• Direction
Carry none of the pictures over; set down the material below exactly.

• Source material
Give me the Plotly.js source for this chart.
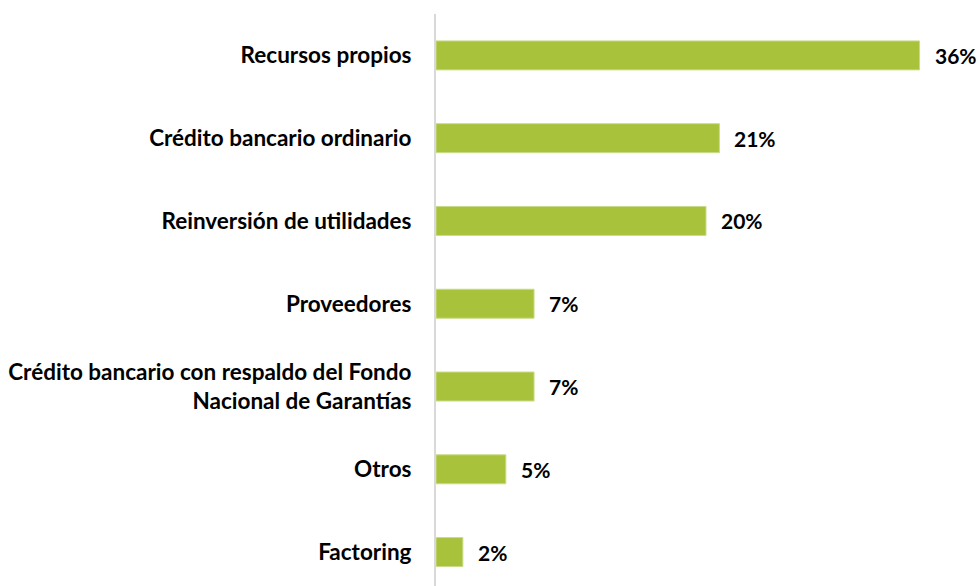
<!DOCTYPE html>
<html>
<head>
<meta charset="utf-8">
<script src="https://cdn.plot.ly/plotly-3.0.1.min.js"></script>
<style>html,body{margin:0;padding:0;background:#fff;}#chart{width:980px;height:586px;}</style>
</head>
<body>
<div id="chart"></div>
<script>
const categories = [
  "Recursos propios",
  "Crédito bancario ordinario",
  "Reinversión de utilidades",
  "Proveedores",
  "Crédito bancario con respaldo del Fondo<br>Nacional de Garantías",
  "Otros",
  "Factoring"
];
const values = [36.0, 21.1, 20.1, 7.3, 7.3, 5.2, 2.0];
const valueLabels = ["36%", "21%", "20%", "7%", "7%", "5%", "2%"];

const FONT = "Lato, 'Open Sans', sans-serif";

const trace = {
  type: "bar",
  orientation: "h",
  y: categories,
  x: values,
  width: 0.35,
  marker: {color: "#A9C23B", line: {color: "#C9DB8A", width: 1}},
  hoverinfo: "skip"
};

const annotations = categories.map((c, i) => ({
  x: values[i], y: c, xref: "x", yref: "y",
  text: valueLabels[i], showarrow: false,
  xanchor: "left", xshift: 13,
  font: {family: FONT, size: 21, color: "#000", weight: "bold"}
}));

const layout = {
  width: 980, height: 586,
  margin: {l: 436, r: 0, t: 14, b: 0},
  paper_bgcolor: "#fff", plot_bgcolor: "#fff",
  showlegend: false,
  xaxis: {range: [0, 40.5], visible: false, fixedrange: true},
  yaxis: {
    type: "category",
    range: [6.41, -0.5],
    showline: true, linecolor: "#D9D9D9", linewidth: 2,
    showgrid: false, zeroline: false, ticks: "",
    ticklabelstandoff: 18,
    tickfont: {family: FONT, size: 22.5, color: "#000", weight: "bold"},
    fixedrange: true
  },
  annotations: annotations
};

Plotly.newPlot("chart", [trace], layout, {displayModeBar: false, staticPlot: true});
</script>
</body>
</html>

• Solved exercise
Give me the Plotly.js source for this chart.
<!DOCTYPE html>
<html>
<head>
<meta charset="utf-8">
<script src="https://cdn.plot.ly/plotly-3.0.1.min.js"></script>
<style>html,body{margin:0;padding:0;background:#fff;}#chart{width:980px;height:586px;}</style>
</head>
<body>
<div id="chart"></div>
<script>
const categories = [
  "Recursos propios",
  "Crédito bancario ordinario",
  "Reinversión de utilidades",
  "Proveedores",
  "Crédito bancario con respaldo del Fondo<br>Nacional de Garantías",
  "Otros",
  "Factoring"
];
const values = [36.0, 21.1, 20.1, 7.3, 7.3, 5.2, 2.0];
const valueLabels = ["36%", "21%", "20%", "7%", "7%", "5%", "2%"];

const FONT = "Lato, 'Open Sans', sans-serif";

const trace = {
  type: "bar",
  orientation: "h",
  y: categories,
  x: values,
  width: 0.35,
  marker: {color: "#A9C23B", line: {color: "#C9DB8A", width: 1}},
  hoverinfo: "skip"
};

const annotations = categories.map((c, i) => ({
  x: values[i], y: c, xref: "x", yref: "y",
  text: valueLabels[i], showarrow: false,
  xanchor: "left", xshift: 13,
  font: {family: FONT, size: 21, color: "#000", weight: "bold"}
}));

const layout = {
  width: 980, height: 586,
  margin: {l: 436, r: 0, t: 14, b: 0},
  paper_bgcolor: "#fff", plot_bgcolor: "#fff",
  showlegend: false,
  xaxis: {range: [0, 40.5], visible: false, fixedrange: true},
  yaxis: {
    type: "category",
    range: [6.41, -0.5],
    showline: true, linecolor: "#D9D9D9", linewidth: 2,
    showgrid: false, zeroline: false, ticks: "",
    ticklabelstandoff: 18,
    tickfont: {family: FONT, size: 22.5, color: "#000", weight: "bold"},
    fixedrange: true
  },
  annotations: annotations
};

Plotly.newPlot("chart", [trace], layout, {displayModeBar: false, staticPlot: true});
</script>
</body>
</html>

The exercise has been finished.